Progress bars a common gamification tool.
Even without gamification, progress bars are a common feature of user interface (UI) design, conisdered an essential part of any good app design. I even added a basic progress bar to my Google Slides doc for my Save the World with Gamification online course. They are not just for watching big files download you can add them to just about anything, even a powerpoint.
But here's the genius of a progress bar: a progress bar requires a beggining and an end. This might sound ridiculously obvious.
Here's the other (disturbing) thing. Many people and organisations who are trying to change the world, actually don't know where their begginging and end is. They don't know where they are. They don't know where they are going. The process of looking at the metrics of measurement might even be considerably confronting to some people and organisations. It can bring serious hidden ogres of bad strategy out into the light.
To make a progress bar, you need some numbers worked out that designate your beggning and end.
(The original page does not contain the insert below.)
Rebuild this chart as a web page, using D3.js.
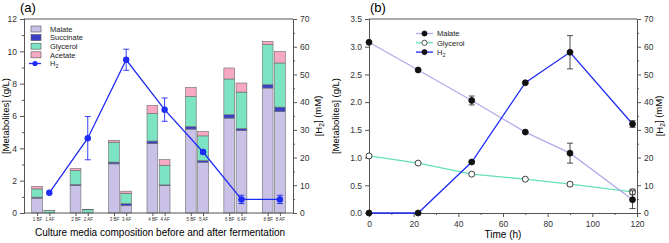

This is powerful stuff.
The theory of disclosure shows us that just by bring the numbers into the sunlight can be.
Gathering the data on these numbers to find out your beggining and end is a critcial, and possibly difficult process.
To make a progress bar for waste, animal product consumotion, pesticide, acess to clean water, you need to understand your data set and have an acheiveable goal in mind.
Think about climate change. Do you know what the current parts-per-million (ppm) carbon dioxide is in the air? Do you know what we need to get to in order to stabilize the climate? Don't worry, most people don't know this.
That's why Bill McKibben's 350.org campaign is such genius because it brings the goal right into the title of the organisation.
If we were to make a progress bar for the global climate, we'd be starting at about 400 ppm of CO2. The end of our progress bar would be 350ppm.